A reader asked this question on Twitter after reading my post on Global Payments having explaining to do: “The PR challenge for Global Payments: “openness” is critical for maintaining public trust. But how open can you be about security?”

It’s a good question, and one of the toughest to answer.

In my years as a security scribe, I’ve come up against the issue way too many times to count. The instinct of a journalist is to get everything out there. The reasoning is that the public has a right to know, especially if they do business with the party in question and they’ve personally been put at risk. In my opinion, that is exactly why Global Payments needs to be a lot more open going forward. Credit card holders are at risk.

When all is said and done, it’s possible the number of people compromised as a result of this breach will be far smaller than the numbers currently bandied about. When the numbers are smaller, someone somewhere inevitably complains that the story was over-hyped and coated in FUD. But if you are one of the few victims, it’s anything but hype, because you are living with the consequences.

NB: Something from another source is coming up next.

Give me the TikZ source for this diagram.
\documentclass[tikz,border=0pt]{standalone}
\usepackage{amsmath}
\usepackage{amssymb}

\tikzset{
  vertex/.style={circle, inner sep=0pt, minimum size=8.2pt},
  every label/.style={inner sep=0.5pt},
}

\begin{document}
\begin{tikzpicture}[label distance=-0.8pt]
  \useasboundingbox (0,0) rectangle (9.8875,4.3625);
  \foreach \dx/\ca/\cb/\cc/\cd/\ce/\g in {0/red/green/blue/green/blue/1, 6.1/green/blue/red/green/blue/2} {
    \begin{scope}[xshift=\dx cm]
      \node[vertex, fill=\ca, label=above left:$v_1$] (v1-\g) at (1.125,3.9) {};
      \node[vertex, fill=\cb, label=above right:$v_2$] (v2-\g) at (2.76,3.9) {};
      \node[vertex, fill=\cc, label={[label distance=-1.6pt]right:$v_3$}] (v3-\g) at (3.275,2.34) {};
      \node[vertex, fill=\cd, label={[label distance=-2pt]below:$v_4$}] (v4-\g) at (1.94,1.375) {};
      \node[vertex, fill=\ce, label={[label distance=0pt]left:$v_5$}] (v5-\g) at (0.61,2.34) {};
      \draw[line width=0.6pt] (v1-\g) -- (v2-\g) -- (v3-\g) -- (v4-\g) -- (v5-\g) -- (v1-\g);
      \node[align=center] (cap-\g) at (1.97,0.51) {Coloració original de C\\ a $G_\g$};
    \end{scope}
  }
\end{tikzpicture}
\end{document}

But there’s another legitimate side to this: Sometimes, too much detail can threaten security. I once got a behind-the-scenes tour of security at one of the U.S.’s biggest landmarks. The place has several features and procedures designed to defend against a terrorist attack. I wasn’t allowed to take pictures or write about those items, and I was fine with that. Secrets are a natural byproduct of national defense.

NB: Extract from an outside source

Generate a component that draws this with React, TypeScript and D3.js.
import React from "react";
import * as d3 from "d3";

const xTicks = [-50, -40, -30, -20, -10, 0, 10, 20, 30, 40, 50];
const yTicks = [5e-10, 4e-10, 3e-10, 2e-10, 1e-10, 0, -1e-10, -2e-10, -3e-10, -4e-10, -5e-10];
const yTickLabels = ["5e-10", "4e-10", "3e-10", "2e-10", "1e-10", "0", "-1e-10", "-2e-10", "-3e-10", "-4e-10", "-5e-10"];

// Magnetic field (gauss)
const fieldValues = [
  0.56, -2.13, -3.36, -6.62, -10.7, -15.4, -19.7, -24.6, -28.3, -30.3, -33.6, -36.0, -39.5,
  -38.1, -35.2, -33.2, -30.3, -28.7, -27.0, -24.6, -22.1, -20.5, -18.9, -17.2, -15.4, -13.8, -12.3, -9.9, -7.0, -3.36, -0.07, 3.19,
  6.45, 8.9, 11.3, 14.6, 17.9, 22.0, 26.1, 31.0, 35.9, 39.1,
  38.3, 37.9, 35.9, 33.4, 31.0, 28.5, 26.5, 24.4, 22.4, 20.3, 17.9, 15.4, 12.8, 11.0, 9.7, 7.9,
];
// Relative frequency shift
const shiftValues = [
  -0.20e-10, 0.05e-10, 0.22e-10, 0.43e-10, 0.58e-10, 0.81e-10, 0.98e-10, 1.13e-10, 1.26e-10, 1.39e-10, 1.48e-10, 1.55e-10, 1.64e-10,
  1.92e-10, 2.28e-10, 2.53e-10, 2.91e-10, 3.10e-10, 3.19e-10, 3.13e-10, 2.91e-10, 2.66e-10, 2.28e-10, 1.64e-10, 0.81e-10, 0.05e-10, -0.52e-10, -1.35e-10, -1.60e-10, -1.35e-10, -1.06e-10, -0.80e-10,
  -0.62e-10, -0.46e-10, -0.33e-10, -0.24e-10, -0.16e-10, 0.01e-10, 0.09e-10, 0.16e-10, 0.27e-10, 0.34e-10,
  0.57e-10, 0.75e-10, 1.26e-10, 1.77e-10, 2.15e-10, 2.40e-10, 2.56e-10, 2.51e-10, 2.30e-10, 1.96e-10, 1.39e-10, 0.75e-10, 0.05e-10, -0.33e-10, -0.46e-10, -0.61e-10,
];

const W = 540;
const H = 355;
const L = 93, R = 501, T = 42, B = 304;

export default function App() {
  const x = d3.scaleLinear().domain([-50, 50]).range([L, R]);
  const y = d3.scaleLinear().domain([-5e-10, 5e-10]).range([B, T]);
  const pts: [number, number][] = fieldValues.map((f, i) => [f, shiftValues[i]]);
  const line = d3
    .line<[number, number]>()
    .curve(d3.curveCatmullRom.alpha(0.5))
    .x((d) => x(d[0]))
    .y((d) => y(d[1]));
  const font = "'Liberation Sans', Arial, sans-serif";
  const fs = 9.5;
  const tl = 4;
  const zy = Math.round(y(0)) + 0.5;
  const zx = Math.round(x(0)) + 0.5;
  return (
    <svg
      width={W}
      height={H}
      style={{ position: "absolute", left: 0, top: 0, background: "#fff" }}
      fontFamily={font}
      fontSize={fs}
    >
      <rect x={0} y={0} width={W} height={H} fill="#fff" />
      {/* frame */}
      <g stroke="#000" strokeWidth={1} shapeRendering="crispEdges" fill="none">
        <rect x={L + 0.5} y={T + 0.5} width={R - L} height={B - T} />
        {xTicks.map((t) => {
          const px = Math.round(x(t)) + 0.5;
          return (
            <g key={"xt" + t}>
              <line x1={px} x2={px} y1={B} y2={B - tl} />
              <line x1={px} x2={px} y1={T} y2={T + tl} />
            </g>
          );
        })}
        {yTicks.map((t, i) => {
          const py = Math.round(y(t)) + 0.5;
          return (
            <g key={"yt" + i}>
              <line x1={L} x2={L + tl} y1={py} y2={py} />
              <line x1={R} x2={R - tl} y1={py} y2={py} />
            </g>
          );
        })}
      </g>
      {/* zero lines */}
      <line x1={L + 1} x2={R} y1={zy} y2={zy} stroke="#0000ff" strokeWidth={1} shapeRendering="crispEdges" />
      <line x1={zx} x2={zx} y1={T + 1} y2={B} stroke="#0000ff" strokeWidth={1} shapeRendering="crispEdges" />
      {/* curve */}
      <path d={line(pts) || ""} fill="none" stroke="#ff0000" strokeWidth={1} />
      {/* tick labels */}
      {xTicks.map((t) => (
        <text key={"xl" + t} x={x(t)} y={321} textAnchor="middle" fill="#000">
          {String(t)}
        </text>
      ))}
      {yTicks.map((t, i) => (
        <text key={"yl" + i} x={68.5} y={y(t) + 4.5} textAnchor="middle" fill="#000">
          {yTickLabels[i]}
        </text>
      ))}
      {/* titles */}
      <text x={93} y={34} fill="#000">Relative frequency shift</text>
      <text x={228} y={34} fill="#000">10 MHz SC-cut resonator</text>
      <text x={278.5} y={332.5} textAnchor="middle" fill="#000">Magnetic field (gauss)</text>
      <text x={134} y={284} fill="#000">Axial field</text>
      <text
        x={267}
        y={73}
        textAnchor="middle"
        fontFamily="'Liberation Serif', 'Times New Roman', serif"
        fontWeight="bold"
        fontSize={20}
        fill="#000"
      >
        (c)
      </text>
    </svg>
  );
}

But when a data breach hits a company in the private sector, I’m less willing to accept secrecy for the sake of security.

Realistically, I know all the facts can’t come out at once. In the example of Global Payments, the investigation is still in the early stages and the company has to get the full picture of what they’re dealing with before telling the public everything. It’s similar to a news organization holding back a story that’s potential page-view gold because all the facts aren’t in place yet.

Global Payments does indeed have explaining to do. But I realize they have to getter a better handle on what happened.

Our job is to keep coming back to them — a lot more frequently than they would like — in search of updates. Without public pressure, it’s easy for a company to drag its feet and stonewall over something like this.

It’s also our job to keep the pressure on if the company tries to hold back important details in the name of security. Some details may need to be kept under wraps so a future breach isn’t made easier.

The question is, which details are legitimately too sensitive for public consumption and which ones need to be shared even if it makes the company look bad?

That’s the challenge: To reach a consensus on where the line is.

Since no two companies are exactly the same, I doubt we’ll ever figure out where the line belongs.

But for the sake of discussion, I felt it was worth bringing up.